Fig. 8Full-screen View

(Color online) Damage energy versus PKA energy from SRIM-2013 FC for Si with E_d = 36 eV (black) and 24 eV (red).

Fig. 9Full-screen View

(Color online) Number of atomic displacements versus the normalized damage and effective energies for Si using E_d = 24 eV (circle) and 36 eV (square). The straight line is the linear fitting of two data sets (R² = 0.997).

From the case of Si shown above, one can find that none of E_D,eff/E_d, E_D/E_d, and E_PKA/E_d can be the unique variable for describing the number of atomic displacements from the SRIM FC. Therefore, the number of atomic displacements versus E_PKA/E_d, E_D/E_d, or E_PKA/E_d for two arbitrary monatomic materials are not necessarily the same. The only general conclusion is that linear fitting can be used to describe the number of atomic displacements versus E_D,eff, E_D, and E_PKA for energy comparable with E_d. One can also adopt a specific value of E_d for W to reduce the difference with the other materials, as shown in Fig. 7. The difference decreases but still exists using of E_d = 55 eV [35, 36] rather than 90 eV. The difference can be further decreased by decreasing E_d; however, using an unphysical value for E_d is unnecessary.

Further comments on the damage energy

Figure 8 shows that the damage energy from SRIM FC depends on the value of E_d, whereas the Lindhard’s damage energy is independent of E_d. However, these are not physically incompatible. In fact, the original equation governing the damage energy (or atomic vacancies) includes E_d as a basic parameter [16]. The currently used Lindhard’s damage energy is TDE-independent because it is obtained according to the numerical solutions after removing E_d in the original equation (i.e., their approximation (B): E_d is negligeable when compared with kinetic energies of atoms [16]).

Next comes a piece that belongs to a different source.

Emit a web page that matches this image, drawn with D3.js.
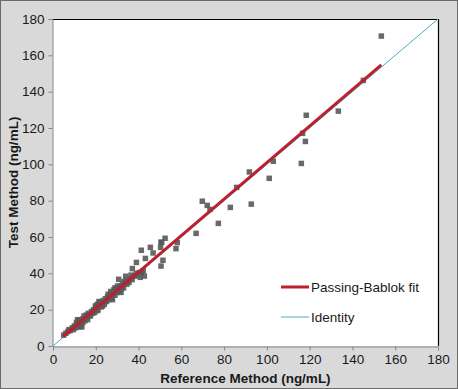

Table 3 summarizes the damage energies and numbers of atomic displacements for Fe PKA in Fe from SRIM FC using two different values for E_d: 40 eV and 20 eV. The results show that the damage energy depends on E_d for PKA energies up to 100 keV. For a given PKA energy, the damage energy is larger for a larger E_d. This is a consequence of knocked-on atoms having a smaller kinetic energy for larger E_d. A lower kinetic energy results in lower inelastic energy losses in subsequent collisions. Therefore, once E_d is changed, the corresponding number of atomic displacements cannot be directly predicted as the inverse proportion to E_d. Taking the Fe PKA in Fe shown in Table 3 as an example, the number of atomic displacements is reduced by a factor greater than 2 (the last column in Table 3) if E_d is doubled (20 eV → 40 eV), whereas the NRT model predicts a reduction of a factor of 2 (or smaller than 2 if the slight increase in damage energy is considered). This confirms the conclusion given in Sect. 4.2: E_D/E_d or E_D,eff/E_d cannot be the unique variable for computing the number of atomic displacements. A variation of E_d by a factor of x does not imply a variation of a factor of 1/x for the number of atomic displacements.